Manche Entwicklungen wirken auf den ersten Blick weit weg. Neue Materialien, andere Formen der Landwirtschaft, neue Wege, Rohstoffe zu gewinnen. Doch sie verändern Lieferketten, Partner, Abhängigkeiten. Zusammenarbeit findet nicht mehr nur im eigenen Betrieb statt, sondern in größeren Zusammenhängen. Das erfordert Überblick und die Fähigkeit, Entscheidungen gemeinsam zu tragen.

Am Ende des Tages sitzt Thomas noch einmal kurz im Büro. Der Tag war nicht einfacher als früher, aber er war übersichtlicher. Weniger Lärm, weniger hektisches Reagieren, mehr bewusstes Gestalten. Aylin verabschiedet sich von Jonas, der gerade eine Rückmeldung bekommt. Kein Bewertungsgespräch, sondern ehrliches Lernen. Draußen fährt ein Fahrzeug vom Hof. Die Systeme laufen weiter im Hintergrund.
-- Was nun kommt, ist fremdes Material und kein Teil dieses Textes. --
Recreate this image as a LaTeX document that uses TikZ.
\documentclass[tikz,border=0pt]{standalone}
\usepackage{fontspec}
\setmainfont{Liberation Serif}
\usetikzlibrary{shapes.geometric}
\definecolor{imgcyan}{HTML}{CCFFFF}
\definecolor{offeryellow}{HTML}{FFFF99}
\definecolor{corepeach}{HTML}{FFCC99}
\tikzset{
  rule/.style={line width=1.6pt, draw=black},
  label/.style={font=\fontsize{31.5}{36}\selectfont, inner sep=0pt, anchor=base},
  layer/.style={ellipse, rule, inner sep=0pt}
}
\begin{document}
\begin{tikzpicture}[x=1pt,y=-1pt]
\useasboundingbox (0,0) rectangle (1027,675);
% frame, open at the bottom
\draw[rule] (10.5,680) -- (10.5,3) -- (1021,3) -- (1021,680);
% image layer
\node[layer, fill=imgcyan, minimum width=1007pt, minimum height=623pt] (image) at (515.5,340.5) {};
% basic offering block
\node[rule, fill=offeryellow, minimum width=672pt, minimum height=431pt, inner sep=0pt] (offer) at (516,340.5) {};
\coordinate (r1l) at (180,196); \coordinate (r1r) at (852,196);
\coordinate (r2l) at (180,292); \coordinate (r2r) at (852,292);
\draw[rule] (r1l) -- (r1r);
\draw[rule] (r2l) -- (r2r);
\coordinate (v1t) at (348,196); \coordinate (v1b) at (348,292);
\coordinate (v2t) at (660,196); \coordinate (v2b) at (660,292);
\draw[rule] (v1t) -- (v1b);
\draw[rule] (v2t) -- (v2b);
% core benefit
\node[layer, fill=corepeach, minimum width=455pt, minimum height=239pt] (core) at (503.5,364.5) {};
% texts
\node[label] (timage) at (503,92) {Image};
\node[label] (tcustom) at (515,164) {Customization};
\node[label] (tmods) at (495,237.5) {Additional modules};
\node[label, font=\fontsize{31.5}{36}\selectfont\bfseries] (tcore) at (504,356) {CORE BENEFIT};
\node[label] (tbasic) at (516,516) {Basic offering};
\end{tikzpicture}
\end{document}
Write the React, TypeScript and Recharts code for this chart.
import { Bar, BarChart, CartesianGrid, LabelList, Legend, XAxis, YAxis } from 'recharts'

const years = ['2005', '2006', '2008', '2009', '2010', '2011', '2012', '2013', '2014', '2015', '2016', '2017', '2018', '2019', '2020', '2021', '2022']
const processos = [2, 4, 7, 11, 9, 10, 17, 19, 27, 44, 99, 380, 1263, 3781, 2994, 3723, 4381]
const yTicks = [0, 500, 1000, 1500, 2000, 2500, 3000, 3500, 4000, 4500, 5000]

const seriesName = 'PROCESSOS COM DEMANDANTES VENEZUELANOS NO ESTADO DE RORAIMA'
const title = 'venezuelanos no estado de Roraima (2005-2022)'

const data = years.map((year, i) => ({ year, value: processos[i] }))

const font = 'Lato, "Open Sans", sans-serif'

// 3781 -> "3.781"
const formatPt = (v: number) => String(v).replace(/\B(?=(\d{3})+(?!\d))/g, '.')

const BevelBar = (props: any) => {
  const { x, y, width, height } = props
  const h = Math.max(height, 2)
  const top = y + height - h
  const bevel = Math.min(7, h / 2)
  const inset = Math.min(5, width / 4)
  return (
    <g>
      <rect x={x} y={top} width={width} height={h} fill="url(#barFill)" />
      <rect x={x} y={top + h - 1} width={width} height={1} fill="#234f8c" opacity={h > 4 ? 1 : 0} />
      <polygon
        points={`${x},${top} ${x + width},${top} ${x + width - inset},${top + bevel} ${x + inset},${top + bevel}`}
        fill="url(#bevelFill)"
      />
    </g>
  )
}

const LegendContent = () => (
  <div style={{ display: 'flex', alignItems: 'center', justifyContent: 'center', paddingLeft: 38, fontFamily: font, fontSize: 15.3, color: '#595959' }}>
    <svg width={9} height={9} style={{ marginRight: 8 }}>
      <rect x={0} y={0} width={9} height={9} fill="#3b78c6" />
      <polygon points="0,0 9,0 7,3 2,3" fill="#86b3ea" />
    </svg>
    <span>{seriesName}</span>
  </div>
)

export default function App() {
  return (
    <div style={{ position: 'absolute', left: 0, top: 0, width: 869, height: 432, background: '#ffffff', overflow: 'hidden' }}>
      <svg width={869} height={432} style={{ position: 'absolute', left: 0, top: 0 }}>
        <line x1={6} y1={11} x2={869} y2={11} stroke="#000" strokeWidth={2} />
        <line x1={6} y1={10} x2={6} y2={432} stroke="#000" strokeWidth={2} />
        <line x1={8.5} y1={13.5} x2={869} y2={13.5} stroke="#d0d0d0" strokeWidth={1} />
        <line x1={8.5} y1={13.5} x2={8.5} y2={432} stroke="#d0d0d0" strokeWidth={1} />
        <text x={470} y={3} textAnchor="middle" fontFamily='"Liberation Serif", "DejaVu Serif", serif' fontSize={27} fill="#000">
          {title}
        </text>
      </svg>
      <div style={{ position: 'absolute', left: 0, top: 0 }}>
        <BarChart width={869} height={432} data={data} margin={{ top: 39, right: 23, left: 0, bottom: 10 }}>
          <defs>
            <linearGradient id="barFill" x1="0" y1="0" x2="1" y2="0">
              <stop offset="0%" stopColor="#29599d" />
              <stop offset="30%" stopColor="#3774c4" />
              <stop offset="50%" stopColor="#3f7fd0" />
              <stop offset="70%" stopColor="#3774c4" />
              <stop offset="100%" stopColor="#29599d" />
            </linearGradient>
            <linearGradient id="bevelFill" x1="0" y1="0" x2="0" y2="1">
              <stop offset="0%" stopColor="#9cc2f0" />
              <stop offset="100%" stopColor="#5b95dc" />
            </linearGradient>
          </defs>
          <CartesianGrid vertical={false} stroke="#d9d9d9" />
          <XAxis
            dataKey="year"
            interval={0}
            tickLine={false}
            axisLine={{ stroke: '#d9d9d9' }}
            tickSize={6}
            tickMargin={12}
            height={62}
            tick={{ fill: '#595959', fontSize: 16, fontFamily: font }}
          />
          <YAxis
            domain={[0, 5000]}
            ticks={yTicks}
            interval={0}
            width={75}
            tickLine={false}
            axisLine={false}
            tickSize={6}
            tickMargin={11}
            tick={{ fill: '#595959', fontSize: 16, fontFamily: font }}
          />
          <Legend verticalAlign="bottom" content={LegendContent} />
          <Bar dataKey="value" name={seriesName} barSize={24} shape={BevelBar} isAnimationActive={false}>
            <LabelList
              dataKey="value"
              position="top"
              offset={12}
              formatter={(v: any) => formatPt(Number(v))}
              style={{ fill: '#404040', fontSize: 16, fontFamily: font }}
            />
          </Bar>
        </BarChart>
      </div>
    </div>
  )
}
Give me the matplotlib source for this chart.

Nicht, um Menschen zu ersetzen, sondern um sie zu unterstützen.

Vielleicht ist das die eigentliche Zukunft der Zusammenarbeit bis 2035. Nicht, dass Technik alles übernimmt. Sondern dass Arbeit so gestaltet wird, dass Menschen wissen, wann sie gebraucht werden, wofür sie Verantwortung tragen und dass sie sich aufeinander verlassen können.